The laptop was ugraded from W7 to W10. For general purpose use it runs quite well, and it is said that Microsoft tried to make W10 only slightly more resource-hungry than W10.
eando52: Thank you for all your help. I should have been clearer; I've recently discovered command line arguments and not learned about them!. I'd like to try those you have given, but where do I put the command line. Do I put it in a particular editable file?
Ryan333: There is not a universal set of command-line arguments which apply to every program. Quite the opposite -- every program has its own unique set of arguments, and many programs don't support any arguments at all.
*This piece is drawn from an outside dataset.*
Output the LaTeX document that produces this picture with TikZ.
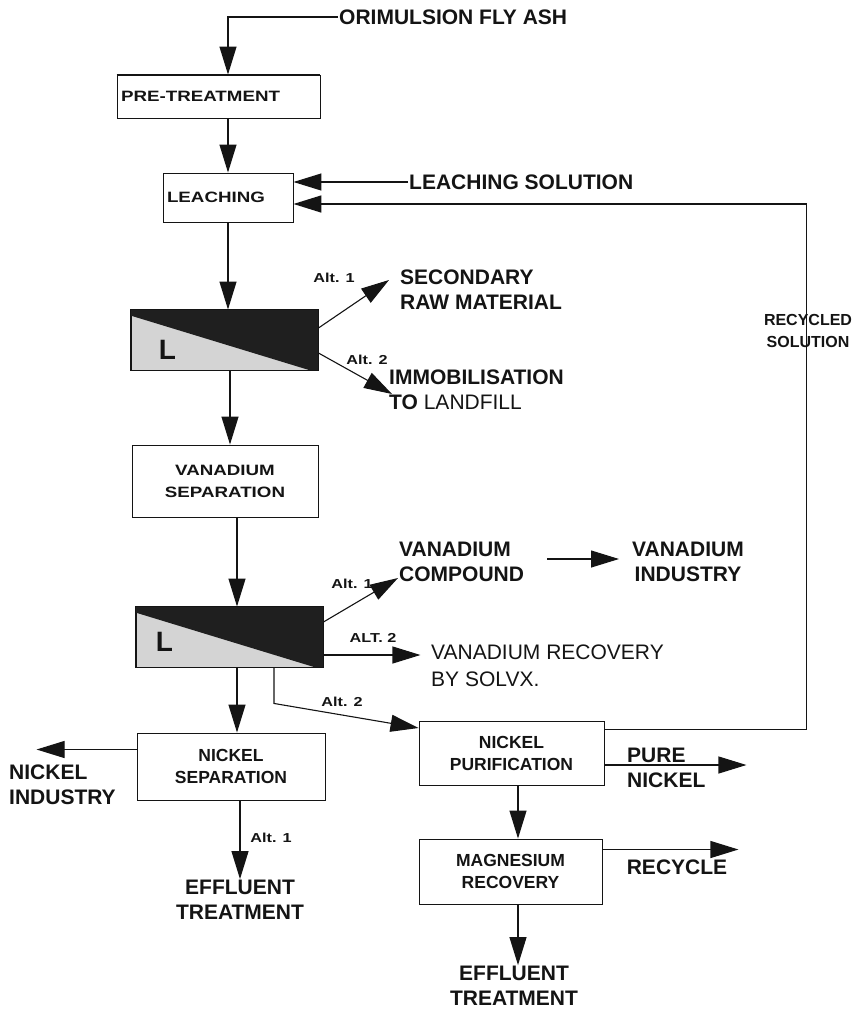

I don't think that "using command-line arguments" is going to be the universal solution that you're looking for.
The problem you're facing is that your very old graphics chip and driver don't support aspect ratio scaling -- at least, not without some kind of graphics control panel to enable that feature. So, even if you forced a game to render in a 4:3 aspect ratio (640x480), the graphics driver will still stretch it to fill your 16:9 ratio screen. There is nothing you can do to an individual game to change this -- you need to tell the graphics driver to preserve the aspect ratio. You can force the game to render at whatever resolution you want, but your graphics driver is going to stretch it out to fill the entire screen unless you find some way to force aspect ratio scaling at a driver level (or at the hardware level through the monitor, which typically isn't an option with laptops).
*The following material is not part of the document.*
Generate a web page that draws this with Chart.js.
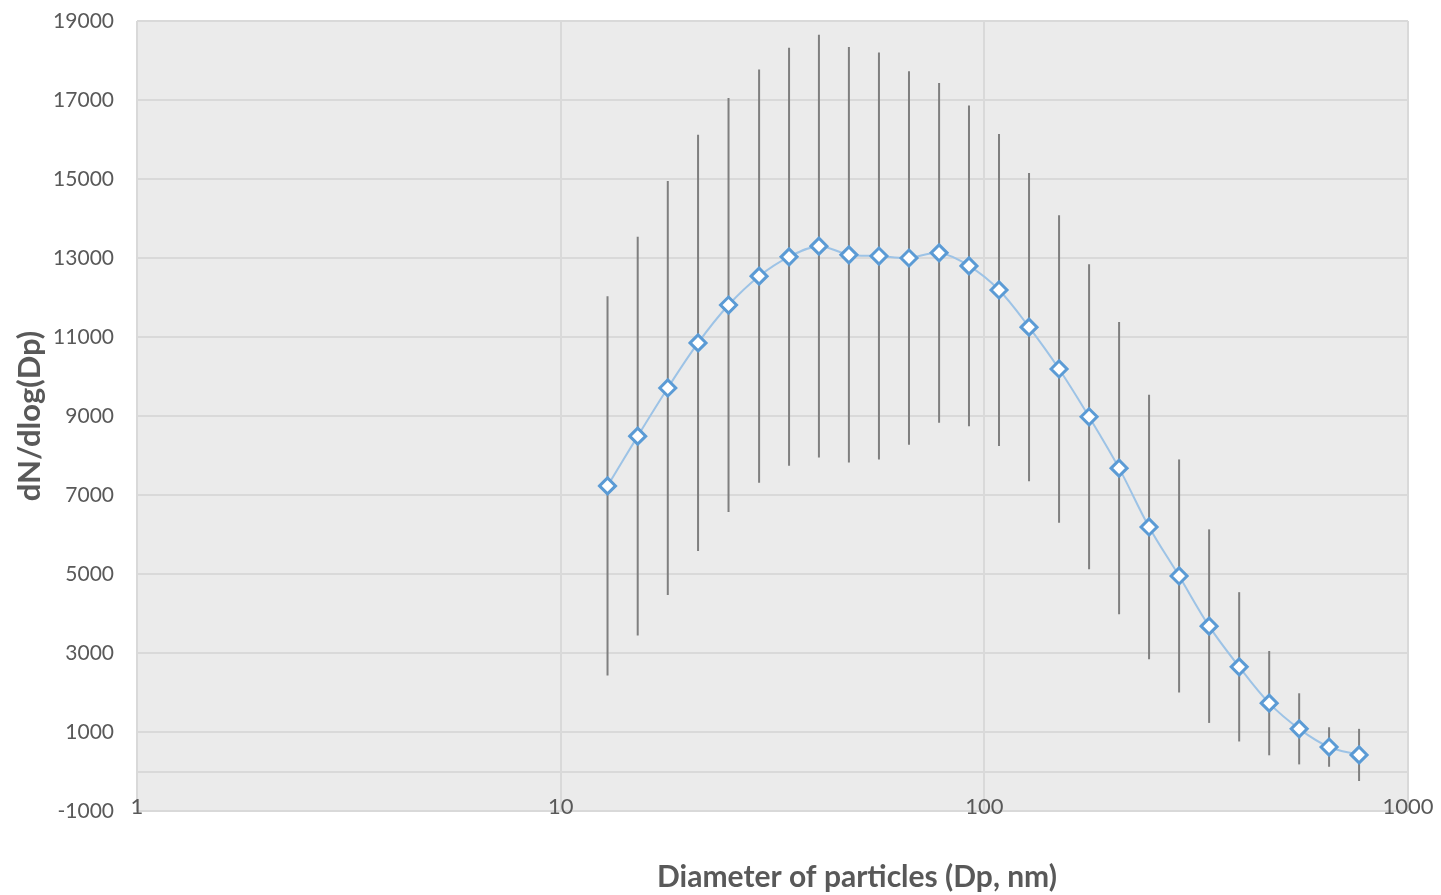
<!DOCTYPE html>
<html>
<head>
<meta charset="utf-8">
<script src="https://cdn.jsdelivr.net/npm/chart.js@4"></script>
<style>
  body { margin: 0; background: #fff; }
  #wrap { width: 1441px; height: 895px; }
</style>
</head>
<body>
<div id="wrap"><canvas id="chart" width="1441" height="895"></canvas></div>
<script>
// diameter bins (nm) and dN/dlog(Dp)
const diameters = [12.9, 15.2, 17.9, 21.1, 24.9, 29.4, 34.6, 40.7, 47.9, 56.4, 66.4, 78.2, 92.0,
    108.3, 127.5, 150.1, 176.7, 208.0, 244.8, 288.2, 339.3, 399.5, 470.3, 553.5, 651.2, 766.5];
const concentration = [7230, 8490, 9710, 10850, 11810, 12540, 13030, 13300, 13080, 13050, 13000, 13130, 12800,
    12190, 11250, 10190, 8980, 7680, 6190, 4950, 3680, 2650, 1730, 1080, 620, 420];
const errorBars = [4800, 5050, 5240, 5270, 5240, 5230, 5290, 5350, 5260, 5150, 4730, 4300, 4060,
    3950, 3900, 3890, 3860, 3700, 3350, 2950, 2450, 1890, 1320, 900, 500, 660];

const xTicks = [1, 10, 100, 1000];
const yTicks = [-1000, 0, 1000, 3000, 5000, 7000, 9000, 11000, 13000, 15000, 17000, 19000];

const xTitle = 'Diameter of particles (Dp, nm)';
const yTitle = 'dN/dlog(Dp)';

const textColor = '#595959';
const fontFamily = 'Lato, "Open Sans", sans-serif';

// grey plot background
const plotBackground = {
    id: 'plotBackground',
    beforeDraw(chart) {
        const { ctx, chartArea } = chart;
        ctx.save();
        ctx.fillStyle = '#EBEBEB';
        ctx.fillRect(chartArea.left, chartArea.top, chartArea.right - chartArea.left, chartArea.bottom - chartArea.top);
        ctx.restore();
    }
};

// vertical error bars, no caps
const errorBarPlugin = {
    id: 'errorBars',
    beforeDatasetsDraw(chart) {
        const { ctx } = chart;
        const xs = chart.scales.x;
        const ys = chart.scales.y;
        ctx.save();
        ctx.strokeStyle = '#7F7F7F';
        ctx.lineWidth = 2;
        diameters.forEach((d, i) => {
            const px = xs.getPixelForValue(d);
            ctx.beginPath();
            ctx.moveTo(px, ys.getPixelForValue(concentration[i] + errorBars[i]));
            ctx.lineTo(px, ys.getPixelForValue(concentration[i] - errorBars[i]));
            ctx.stroke();
        });
        ctx.restore();
    }
};

// axis titles (x title sits right of centre in the original)
const axisTitles = {
    id: 'axisTitles',
    afterDraw(chart) {
        const { ctx, chartArea } = chart;
        ctx.save();
        ctx.fillStyle = textColor;
        ctx.textAlign = 'center';
        ctx.textBaseline = 'middle';
        ctx.font = 'bold 30px ' + fontFamily;
        ctx.fillText(xTitle, chartArea.left + 720, 877);
        ctx.font = 'bold 31px ' + fontFamily;
        ctx.translate(30, (chartArea.top + chartArea.bottom) / 2);
        ctx.rotate(-Math.PI / 2);
        ctx.fillText(yTitle, 0, 0);
        ctx.restore();
    }
};

new Chart(document.getElementById('chart'), {
    type: 'line',
    data: {
        datasets: [{
            data: diameters.map((d, i) => ({ x: d, y: concentration[i] })),
            borderColor: '#9DC3E6',
            borderWidth: 2,
            tension: 0.35,
            pointStyle: 'rectRot',
            pointRadius: 8,
            pointBorderWidth: 3,
            pointBackgroundColor: '#FFFFFF',
            pointBorderColor: '#5B9BD5'
        }]
    },
    options: {
        responsive: false,
        animation: false,
        layout: { padding: { top: 21, right: 33, left: 0, bottom: 0 } },
        plugins: {
            legend: { display: false },
            tooltip: { enabled: false }
        },
        scales: {
            x: {
                type: 'logarithmic',
                min: 1,
                max: 1000,
                afterBuildTicks(scale) {
                    scale.ticks = xTicks.map(v => ({ value: v }));
                },
                afterFit(scale) { scale.height = 84; },
                grid: { color: '#D9D9D9', lineWidth: 2, drawTicks: false },
                border: { display: false },
                ticks: {
                    color: textColor,
                    font: { family: fontFamily, size: 22 },
                    mirror: true,
                    padding: -9,
                    maxRotation: 0,
                    callback: v => String(v)
                }
            },
            y: {
                min: -1000,
                max: 19000,
                afterBuildTicks(scale) {
                    scale.ticks = yTicks.map(v => ({ value: v }));
                },
                afterFit(scale) {
                    scale.width = 137;
                    scale.paddingTop = 0;
                    scale.paddingBottom = 0;
                },
                grid: { color: '#D9D9D9', lineWidth: 2, drawTicks: false },
                border: { display: false },
                ticks: {
                    color: textColor,
                    font: { family: fontFamily, size: 21 },
                    padding: 23,
                    callback: v => (v === 0 ? '' : String(v))
                }
            }
        }
    },
    plugins: [plotBackground, errorBarPlugin, axisTitles]
});
</script>
</body>
</html>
After doing a little research, it looks like the Intel 4 series graphics chipset is not supported under Windows 10. Win10 may have installed some generic graphics driver that provides basic functionality, but you're not going to get any kind of advanced control panel functionality on that OS.
What you say is spot on and happening in practice!
rtcvb32: Personally i wouldn't touch Windows 8 or 10. Pointless overhead, compatibility and the various pushes for the Microsoft store alone. Though some drivers you can get away with even with old ones. I have a 2005 webcam that worked on XP, Windows 7 says doesn't work on it. But if i extract the individual drivers and install it manually it accepts it and works fine. Though more than likely just a basic SVGA driver would get you the basics, just no 3D acceleration.
I don't see a specific game listed, makes me wonder if we are discussing a possible a DOSBOX game. If it is, there are some config options that might help, either going window, resolution multiplier, 16:9 resolutions that actually are 4:3 and leave black boxes on the sides (
for monitors/chipsets that don't support those) etc.
Dosbox games are amongst the games I'm considering because of my poor graphics. If possible, a sample command would be most helpful, presumably to be placed in the config file? Moto Racer is an example. EDIT : No, my mistake, MotoRacer is not Dosbox. Epic Pinball and Tyrian 2000 are dosbox.
Windows 10 does have its downside for sure; mostly the awful features updates.
I'm happy with black areas either side of the game-this is unavoidable if I want 4:3.